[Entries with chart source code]

----------------

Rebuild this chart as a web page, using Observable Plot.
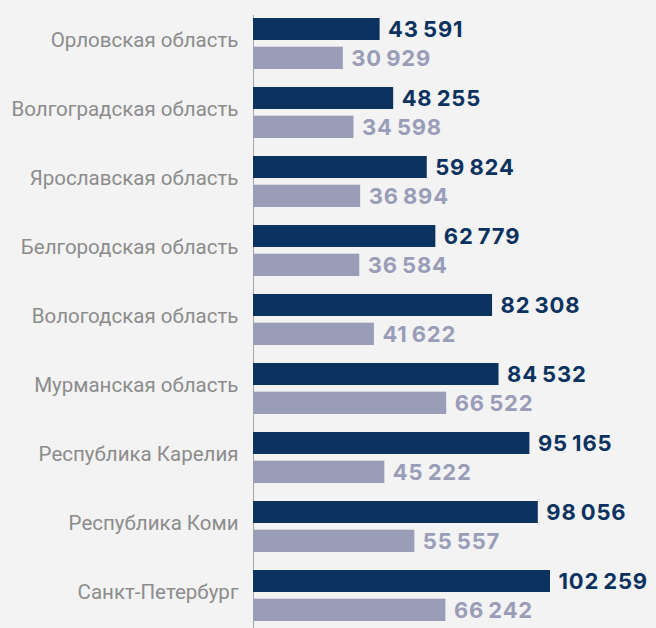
<!DOCTYPE html>
<html>
<head>
<meta charset="utf-8">
<script src="https://cdn.jsdelivr.net/npm/d3@7"></script>
<script src="https://cdn.jsdelivr.net/npm/@observablehq/plot@0.6"></script>
<style>
  html, body { margin: 0; padding: 0; background: #f3f3f3; }
  #chart svg { display: block; background: #f3f3f3; }
  .vals text { letter-spacing: 0.8px; }
</style>
</head>
<body>
<div id="chart"></div>
<script>
const regions = [
  "Орловская область",
  "Волгоградская область",
  "Ярославская область",
  "Белгородская область",
  "Вологодская область",
  "Мурманская область",
  "Республика Карелия",
  "Республика Коми",
  "Санкт-Петербург"
];
const seriesDark = [43591, 48255, 59824, 62779, 82308, 84532, 95165, 98056, 102259];
const seriesLight = [30929, 34598, 36894, 36584, 41622, 66522, 45222, 55557, 66242];

const darkColor = "#0c3260";
const lightColor = "#9a9db8";

const rowsDark = regions.map((r, i) => ({region: r, value: seriesDark[i]}));
const rowsLight = regions.map((r, i) => ({region: r, value: seriesLight[i]}));

const fmt = v => d3.format(",")(v).replace(/,/g, "\u2009");

const band = 69.7;
const chart = Plot.plot({
  width: 656,
  height: 628,
  marginLeft: 253,
  marginRight: 106,
  marginTop: 15,
  marginBottom: 0,
  style: {background: "#f3f3f3"},
  x: {domain: [0, 102259], axis: null},
  y: {domain: regions, range: [7, 7 + 9 * band], padding: 0, label: null},
  marks: [
    Plot.ruleX([0], {stroke: "#a8a8a8", strokeWidth: 1}),
    Plot.barX(rowsDark, {x: "value", y: "region", fill: darkColor, insetTop: 8, insetBottom: 39}),
    Plot.barX(rowsLight, {x: "value", y: "region", fill: lightColor, insetTop: 36.7, insetBottom: 10}),
    Plot.text(rowsDark, {x: "value", y: "region", text: d => fmt(d.value), textAnchor: "start", lineAnchor: "bottom",
      dx: 8, dy: -7.8, fill: darkColor, fontSize: 22, fontWeight: 700, fontFamily: "Inter", className: "vals"}),
    Plot.text(rowsLight, {x: "value", y: "region", text: d => fmt(d.value), textAnchor: "start", lineAnchor: "bottom",
      dx: 8, dy: 20.7, fill: lightColor, fontSize: 22, fontWeight: 700, fontFamily: "Inter", className: "vals"}),
    Plot.axisY({tickSize: 0, tickPadding: 15, fontSize: 20.5, fontFamily: "Roboto", fill: "#8c8c8c", dy: -5, label: null})
  ]
});
document.getElementById("chart").append(chart);
</script>
</body>
</html>
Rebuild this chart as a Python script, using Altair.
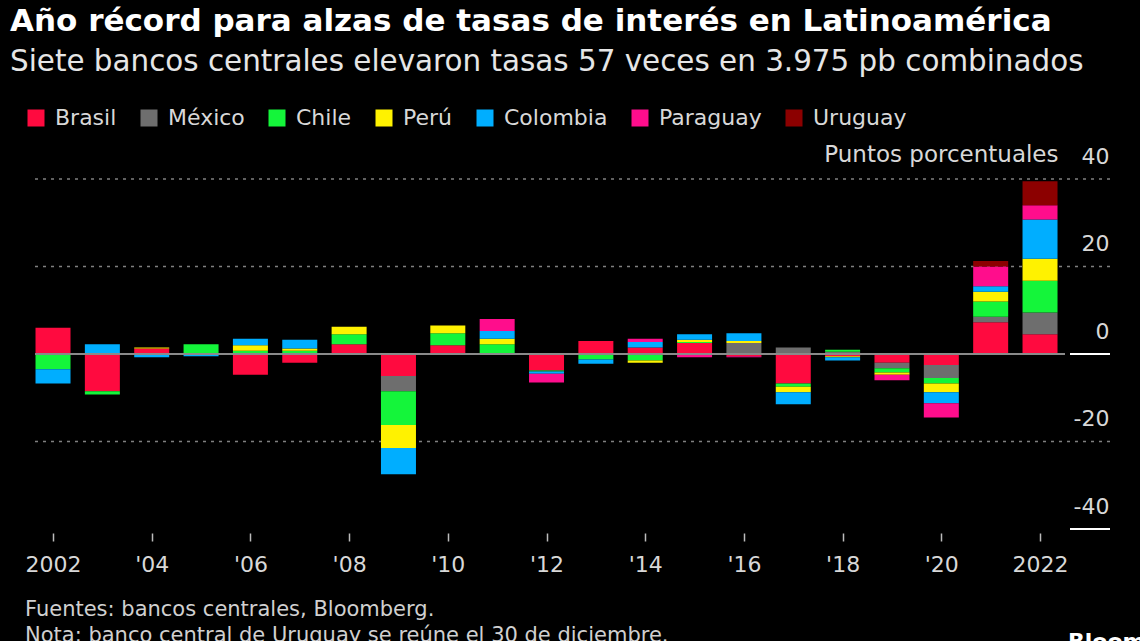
import altair as alt
import pandas as pd

# ---------------- data ----------------
years = list(range(2002, 2023))
countries = ["Brasil", "México", "Chile", "Perú", "Colombia", "Paraguay", "Uruguay"]
colors = ["#ff0a3f", "#6e6e6e", "#14f53a", "#fff200", "#00aeff", "#ff0d8c", "#8c0000"]

brasil   = [6.0, -8.5, 1.25, 0, -4.75, -2.0, 2.25, -5.0, 2.0, 0.25, -3.75, 3.0, 1.5, 2.5, -0.5, -6.75, -0.5, -2.0, -2.5, 7.25, 4.5]
mexico   = [0, 0, 0, 0, 0, 0, 0, -3.5, 0, 0, 0, 0, 0, 0, 2.5, 1.5, 0.5, -1.25, -3.0, 1.25, 5.0]
chile    = [-3.5, -0.75, 0, 2.25, 0.75, 0.75, 2.25, -7.75, 2.75, 2.0, -0.25, -1.25, -1.5, 0.25, 0, -0.75, 0.5, -1.0, -1.25, 3.5, 7.25]
peru     = [0, 0.25, 0.25, 0, 1.25, 0.5, 1.75, -5.25, 1.75, 1.25, 0, 0, -0.5, 0.5, 0.5, -1.25, -0.25, -0.5, -2.0, 2.25, 5.0]
colombia = [-3.25, 2.0, -0.75, -0.5, 1.5, 2.0, 0, -6.0, -0.25, 1.75, -0.5, -1.0, 1.25, 1.25, 1.75, -2.75, -0.75, 0, -2.5, 1.25, 9.0]
paraguay = [0, 0, 0, 0, 0, 0, 0, 0, 0, 2.75, -2.0, 0, 0.75, -0.75, -0.25, 0, 0, -1.25, -3.25, 4.5, 3.25]
uruguay  = [0, 0, 0, 0, 0, 0, 0, 0, 0, 0, 0, 0, 0, 0, 0, 0, 0, 0, 0, 1.25, 5.5]
series = [brasil, mexico, chile, peru, colombia, paraguay, uruguay]

xtick_years = [2002, 2004, 2006, 2008, 2010, 2012, 2014, 2016, 2018, 2020, 2022]
xtick_labels = ["2002", "'04", "'06", "'08", "'10", "'12", "'14", "'16", "'18", "'20", "2022"]
ytick_values = [-40, -20, 0, 20, 40]
grid_values = [40, 20, -20]
zero_values = [0]
edge_values = [0, -40]

title_text = "Año récord para alzas de tasas de interés en Latinoamérica"
subtitle_text = "Siete bancos centrales elevaron tasas 57 veces en 3.975 pb combinados"
source_text = "Fuentes: bancos centrales, Bloomberg."
note_text = "Nota: banco central de Uruguay se reúne el 30 de diciembre."
logo_text = "Bloomberg"
y_title = "Puntos porcentuales"

FONT = "DejaVu Sans"

rows = []
for i, (c, vals) in enumerate(zip(countries, series)):
    for y, v in zip(years, vals):
        if v != 0:
            rows.append({"year": y, "country": c, "value": v, "idx": i})
df = pd.DataFrame(rows)

label_expr = ""
for yv, lab in zip(xtick_years, xtick_labels):
    label_expr += f"datum.value == {yv} ? \"{lab}\" : "
label_expr += "''"

W, H = 1075, 350
xscale = alt.Scale(domain=[2001.635, 2023.418], nice=False, zero=False, padding=0)
yscale = alt.Scale(domain=[-40, 40], nice=False)

yaxis = alt.Axis(orient="right", values=ytick_values, grid=False, domain=False,
                 ticks=False, tickSize=0, labelAlign="right", labelPadding=-1,
                 labelBaseline="alphabetic", labelOffset=-16,
                 labelExpr="datum.value < 0 ? '-' + abs(datum.value) : '' + datum.value",
                 labelFontSize=22, labelColor="#d8d8d8", labelFont=FONT,
                 title=y_title, titleAngle=0, titleAlign="right", titleBaseline="middle",
                 titleX=-52, titleY=-25, titleFontSize=23, titleFontWeight="normal",
                 titleColor="#d8d8d8", titleFont=FONT)

def ychan(field):
    return alt.Y(field, scale=yscale, axis=yaxis, title=y_title)

grid = alt.Chart(pd.DataFrame({"v": grid_values})).mark_rule(
    color="#808080", strokeDash=[3, 5], strokeWidth=1.5
).encode(y=ychan("v:Q"))

bars = alt.Chart(df).mark_bar(size=35).encode(
    x=alt.X("year:Q", scale=xscale, title=None,
            axis=alt.Axis(values=xtick_years, labelExpr=label_expr, grid=False, domain=False,
                          tickSize=8, tickColor="#bbbbbb", tickWidth=1.5, offset=4,
                          labelPadding=13, labelFontSize=22, labelColor="#d8d8d8",
                          labelFont=FONT)),
    y=alt.Y("value:Q", scale=yscale, stack="zero", axis=yaxis, title=y_title),
    color=alt.Color("country:N", scale=alt.Scale(domain=countries, range=colors),
                    legend=alt.Legend(title=None, orient="none", direction="horizontal",
                                      legendX=-10, legendY=-72, symbolType="square",
                                      symbolSize=289, symbolStrokeWidth=0,
                                      labelFontSize=22, labelColor="#d8d8d8", labelFont=FONT,
                                      labelOffset=8, columnPadding=21, columns=7)),
    order=alt.Order("idx:Q", sort="ascending"),
)

zero = alt.Chart(pd.DataFrame({"v": zero_values})).mark_rule(
    color="#8a8a8a", strokeWidth=2
).encode(y=ychan("v:Q"), x=alt.value(0), x2=alt.value(1030))

edges = alt.Chart(pd.DataFrame({"v": edge_values})).mark_rule(
    color="#ffffff", strokeWidth=2
).encode(y=ychan("v:Q"), x=alt.value(1035), x2=alt.value(1075))

def txt(text, x, y, size, color="#e0e0e0", weight="normal", baseline="middle"):
    return alt.Chart(pd.DataFrame({"t": [text]})).mark_text(
        align="left", baseline=baseline, fontSize=size, font=FONT, fontWeight=weight, color=color
    ).encode(text="t:N", x=alt.value(x), y=alt.value(y))

texts = [
    txt(title_text, -25, -157, 31, "#ffffff", "bold"),
    txt(subtitle_text, -25, -117, 29.4, "#e6e6e6"),
    txt(source_text, -10, 431, 21, "#d0d0d0"),
    txt(note_text, -10, 457, 21, "#d0d0d0"),
    txt(logo_text, 1033, 453, 22, "#ffffff", "bold", "top"),
]

chart = alt.layer(grid, bars, zero, edges, *texts).properties(
    width=W, height=H, background="#000000",
    padding={"left": 35, "top": 179, "right": 30, "bottom": 112},
    autosize=alt.AutoSizeParams(type="none"),
).configure_view(stroke=None)

chart.save("out.html", embed_options={"renderer": "svg", "actions": False})
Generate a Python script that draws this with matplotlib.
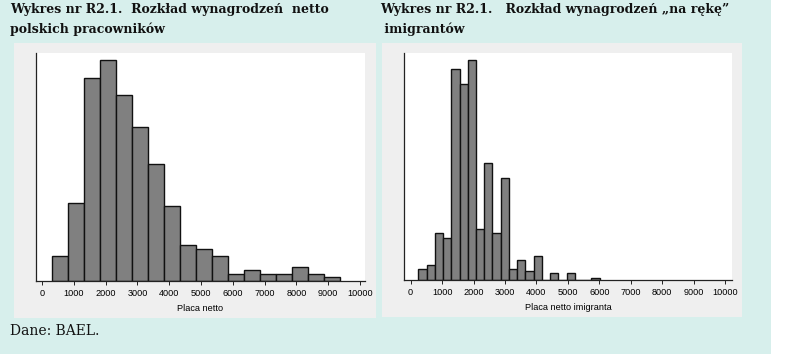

----------------

Stated problem. Pull out every line containing "Python".

Finished exercise.
Rebuild this chart as a Python script, using Altair.
Generate a Python script that draws this with matplotlib.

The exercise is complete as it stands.